**Set exercise:** All of the data should be output character for character, except the pictures.
□ □ □ □ □
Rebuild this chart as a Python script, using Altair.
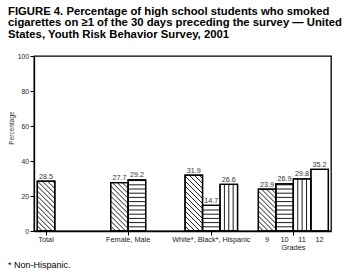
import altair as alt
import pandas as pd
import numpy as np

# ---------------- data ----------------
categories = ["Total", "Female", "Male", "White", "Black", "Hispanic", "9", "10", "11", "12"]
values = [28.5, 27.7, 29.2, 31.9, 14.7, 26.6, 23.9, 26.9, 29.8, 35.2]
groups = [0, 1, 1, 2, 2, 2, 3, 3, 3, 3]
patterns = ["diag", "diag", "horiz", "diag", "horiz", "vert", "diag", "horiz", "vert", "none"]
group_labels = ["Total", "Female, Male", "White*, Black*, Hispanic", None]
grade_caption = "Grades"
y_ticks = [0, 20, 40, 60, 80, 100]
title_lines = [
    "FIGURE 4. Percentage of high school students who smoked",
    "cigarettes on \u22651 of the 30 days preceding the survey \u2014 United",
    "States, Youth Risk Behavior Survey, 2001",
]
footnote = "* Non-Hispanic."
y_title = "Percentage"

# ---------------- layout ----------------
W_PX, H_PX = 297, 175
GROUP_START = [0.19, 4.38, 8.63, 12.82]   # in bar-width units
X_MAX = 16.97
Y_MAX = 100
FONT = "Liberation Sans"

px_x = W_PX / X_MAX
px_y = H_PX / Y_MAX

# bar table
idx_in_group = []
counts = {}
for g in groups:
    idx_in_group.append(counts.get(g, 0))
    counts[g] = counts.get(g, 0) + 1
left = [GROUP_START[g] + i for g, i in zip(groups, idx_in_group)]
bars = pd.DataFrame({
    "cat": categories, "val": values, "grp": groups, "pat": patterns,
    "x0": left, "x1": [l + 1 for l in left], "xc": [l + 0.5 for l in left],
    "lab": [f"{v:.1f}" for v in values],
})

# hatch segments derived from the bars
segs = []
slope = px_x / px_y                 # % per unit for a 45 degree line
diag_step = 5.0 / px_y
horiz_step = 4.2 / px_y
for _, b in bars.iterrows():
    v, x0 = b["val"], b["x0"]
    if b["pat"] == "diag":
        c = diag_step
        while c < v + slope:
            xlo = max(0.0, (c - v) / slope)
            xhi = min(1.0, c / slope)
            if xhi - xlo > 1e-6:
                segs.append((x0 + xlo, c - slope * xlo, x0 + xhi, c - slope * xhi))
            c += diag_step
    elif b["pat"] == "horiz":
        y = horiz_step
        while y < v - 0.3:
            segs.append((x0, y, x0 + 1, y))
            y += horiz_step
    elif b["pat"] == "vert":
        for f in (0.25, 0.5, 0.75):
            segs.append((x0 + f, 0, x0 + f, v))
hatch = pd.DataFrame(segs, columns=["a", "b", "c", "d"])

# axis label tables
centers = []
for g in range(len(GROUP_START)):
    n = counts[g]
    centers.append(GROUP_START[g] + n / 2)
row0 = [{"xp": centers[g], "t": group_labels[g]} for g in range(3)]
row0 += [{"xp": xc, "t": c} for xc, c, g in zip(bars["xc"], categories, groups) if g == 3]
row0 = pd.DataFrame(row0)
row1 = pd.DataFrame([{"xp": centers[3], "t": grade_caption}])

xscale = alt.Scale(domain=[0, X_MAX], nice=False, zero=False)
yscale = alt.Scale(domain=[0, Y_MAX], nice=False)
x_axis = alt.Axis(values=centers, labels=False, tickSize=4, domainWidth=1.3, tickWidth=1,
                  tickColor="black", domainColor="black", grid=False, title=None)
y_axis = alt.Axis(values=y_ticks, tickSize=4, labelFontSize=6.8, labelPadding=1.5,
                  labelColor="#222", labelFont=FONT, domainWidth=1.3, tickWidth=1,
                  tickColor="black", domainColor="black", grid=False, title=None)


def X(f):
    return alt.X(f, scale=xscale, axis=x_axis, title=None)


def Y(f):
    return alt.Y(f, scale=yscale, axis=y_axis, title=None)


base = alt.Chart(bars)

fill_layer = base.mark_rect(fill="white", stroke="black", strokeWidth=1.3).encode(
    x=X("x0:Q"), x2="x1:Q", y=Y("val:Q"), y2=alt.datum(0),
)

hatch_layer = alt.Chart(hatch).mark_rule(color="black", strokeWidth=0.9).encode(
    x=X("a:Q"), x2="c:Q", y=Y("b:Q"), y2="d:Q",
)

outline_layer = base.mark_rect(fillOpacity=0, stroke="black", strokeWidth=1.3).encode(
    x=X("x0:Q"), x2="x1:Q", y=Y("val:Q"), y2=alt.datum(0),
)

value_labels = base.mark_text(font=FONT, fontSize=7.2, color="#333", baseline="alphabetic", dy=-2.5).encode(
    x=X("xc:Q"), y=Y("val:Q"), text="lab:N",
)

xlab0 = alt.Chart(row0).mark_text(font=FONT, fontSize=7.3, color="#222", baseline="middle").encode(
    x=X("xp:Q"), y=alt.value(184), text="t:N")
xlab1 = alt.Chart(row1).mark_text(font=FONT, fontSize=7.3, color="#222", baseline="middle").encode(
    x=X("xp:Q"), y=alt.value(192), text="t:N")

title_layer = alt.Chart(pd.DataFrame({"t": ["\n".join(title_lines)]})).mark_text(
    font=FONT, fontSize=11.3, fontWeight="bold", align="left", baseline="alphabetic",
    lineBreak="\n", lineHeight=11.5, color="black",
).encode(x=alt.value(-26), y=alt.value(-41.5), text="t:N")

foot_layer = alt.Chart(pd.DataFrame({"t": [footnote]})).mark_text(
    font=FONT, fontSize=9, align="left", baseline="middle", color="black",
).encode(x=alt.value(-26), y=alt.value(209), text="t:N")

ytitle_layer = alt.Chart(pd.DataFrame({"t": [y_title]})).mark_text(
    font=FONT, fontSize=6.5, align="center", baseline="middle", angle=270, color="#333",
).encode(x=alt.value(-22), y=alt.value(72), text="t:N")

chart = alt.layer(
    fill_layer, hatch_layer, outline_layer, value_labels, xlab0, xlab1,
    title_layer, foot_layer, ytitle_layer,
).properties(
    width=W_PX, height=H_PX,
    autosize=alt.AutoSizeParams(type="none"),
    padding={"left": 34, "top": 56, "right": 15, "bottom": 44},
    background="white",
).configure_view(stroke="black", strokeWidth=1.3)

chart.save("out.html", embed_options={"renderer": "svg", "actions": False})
□ □ □ □ □
**Solution to this problem:**
Rebuild this chart as a Python script, using Altair.
import altair as alt
import pandas as pd
import numpy as np

# ---------------- data ----------------
categories = ["Total", "Female", "Male", "White", "Black", "Hispanic", "9", "10", "11", "12"]
values = [28.5, 27.7, 29.2, 31.9, 14.7, 26.6, 23.9, 26.9, 29.8, 35.2]
groups = [0, 1, 1, 2, 2, 2, 3, 3, 3, 3]
patterns = ["diag", "diag", "horiz", "diag", "horiz", "vert", "diag", "horiz", "vert", "none"]
group_labels = ["Total", "Female, Male", "White*, Black*, Hispanic", None]
grade_caption = "Grades"
y_ticks = [0, 20, 40, 60, 80, 100]
title_lines = [
    "FIGURE 4. Percentage of high school students who smoked",
    "cigarettes on \u22651 of the 30 days preceding the survey \u2014 United",
    "States, Youth Risk Behavior Survey, 2001",
]
footnote = "* Non-Hispanic."
y_title = "Percentage"

# ---------------- layout ----------------
W_PX, H_PX = 297, 175
GROUP_START = [0.19, 4.38, 8.63, 12.82]   # in bar-width units
X_MAX = 16.97
Y_MAX = 100
FONT = "Liberation Sans"

px_x = W_PX / X_MAX
px_y = H_PX / Y_MAX

# bar table
idx_in_group = []
counts = {}
for g in groups:
    idx_in_group.append(counts.get(g, 0))
    counts[g] = counts.get(g, 0) + 1
left = [GROUP_START[g] + i for g, i in zip(groups, idx_in_group)]
bars = pd.DataFrame({
    "cat": categories, "val": values, "grp": groups, "pat": patterns,
    "x0": left, "x1": [l + 1 for l in left], "xc": [l + 0.5 for l in left],
    "lab": [f"{v:.1f}" for v in values],
})

# hatch segments derived from the bars
segs = []
slope = px_x / px_y                 # % per unit for a 45 degree line
diag_step = 5.0 / px_y
horiz_step = 4.2 / px_y
for _, b in bars.iterrows():
    v, x0 = b["val"], b["x0"]
    if b["pat"] == "diag":
        c = diag_step
        while c < v + slope:
            xlo = max(0.0, (c - v) / slope)
            xhi = min(1.0, c / slope)
            if xhi - xlo > 1e-6:
                segs.append((x0 + xlo, c - slope * xlo, x0 + xhi, c - slope * xhi))
            c += diag_step
    elif b["pat"] == "horiz":
        y = horiz_step
        while y < v - 0.3:
            segs.append((x0, y, x0 + 1, y))
            y += horiz_step
    elif b["pat"] == "vert":
        for f in (0.25, 0.5, 0.75):
            segs.append((x0 + f, 0, x0 + f, v))
hatch = pd.DataFrame(segs, columns=["a", "b", "c", "d"])

# axis label tables
centers = []
for g in range(len(GROUP_START)):
    n = counts[g]
    centers.append(GROUP_START[g] + n / 2)
row0 = [{"xp": centers[g], "t": group_labels[g]} for g in range(3)]
row0 += [{"xp": xc, "t": c} for xc, c, g in zip(bars["xc"], categories, groups) if g == 3]
row0 = pd.DataFrame(row0)
row1 = pd.DataFrame([{"xp": centers[3], "t": grade_caption}])

xscale = alt.Scale(domain=[0, X_MAX], nice=False, zero=False)
yscale = alt.Scale(domain=[0, Y_MAX], nice=False)
x_axis = alt.Axis(values=centers, labels=False, tickSize=4, domainWidth=1.3, tickWidth=1,
                  tickColor="black", domainColor="black", grid=False, title=None)
y_axis = alt.Axis(values=y_ticks, tickSize=4, labelFontSize=6.8, labelPadding=1.5,
                  labelColor="#222", labelFont=FONT, domainWidth=1.3, tickWidth=1,
                  tickColor="black", domainColor="black", grid=False, title=None)


def X(f):
    return alt.X(f, scale=xscale, axis=x_axis, title=None)


def Y(f):
    return alt.Y(f, scale=yscale, axis=y_axis, title=None)


base = alt.Chart(bars)

fill_layer = base.mark_rect(fill="white", stroke="black", strokeWidth=1.3).encode(
    x=X("x0:Q"), x2="x1:Q", y=Y("val:Q"), y2=alt.datum(0),
)

hatch_layer = alt.Chart(hatch).mark_rule(color="black", strokeWidth=0.9).encode(
    x=X("a:Q"), x2="c:Q", y=Y("b:Q"), y2="d:Q",
)

outline_layer = base.mark_rect(fillOpacity=0, stroke="black", strokeWidth=1.3).encode(
    x=X("x0:Q"), x2="x1:Q", y=Y("val:Q"), y2=alt.datum(0),
)

value_labels = base.mark_text(font=FONT, fontSize=7.2, color="#333", baseline="alphabetic", dy=-2.5).encode(
    x=X("xc:Q"), y=Y("val:Q"), text="lab:N",
)

xlab0 = alt.Chart(row0).mark_text(font=FONT, fontSize=7.3, color="#222", baseline="middle").encode(
    x=X("xp:Q"), y=alt.value(184), text="t:N")
xlab1 = alt.Chart(row1).mark_text(font=FONT, fontSize=7.3, color="#222", baseline="middle").encode(
    x=X("xp:Q"), y=alt.value(192), text="t:N")

title_layer = alt.Chart(pd.DataFrame({"t": ["\n".join(title_lines)]})).mark_text(
    font=FONT, fontSize=11.3, fontWeight="bold", align="left", baseline="alphabetic",
    lineBreak="\n", lineHeight=11.5, color="black",
).encode(x=alt.value(-26), y=alt.value(-41.5), text="t:N")

foot_layer = alt.Chart(pd.DataFrame({"t": [footnote]})).mark_text(
    font=FONT, fontSize=9, align="left", baseline="middle", color="black",
).encode(x=alt.value(-26), y=alt.value(209), text="t:N")

ytitle_layer = alt.Chart(pd.DataFrame({"t": [y_title]})).mark_text(
    font=FONT, fontSize=6.5, align="center", baseline="middle", angle=270, color="#333",
).encode(x=alt.value(-22), y=alt.value(72), text="t:N")

chart = alt.layer(
    fill_layer, hatch_layer, outline_layer, value_labels, xlab0, xlab1,
    title_layer, foot_layer, ytitle_layer,
).properties(
    width=W_PX, height=H_PX,
    autosize=alt.AutoSizeParams(type="none"),
    padding={"left": 34, "top": 56, "right": 15, "bottom": 44},
    background="white",
).configure_view(stroke="black", strokeWidth=1.3)

chart.save("out.html", embed_options={"renderer": "svg", "actions": False})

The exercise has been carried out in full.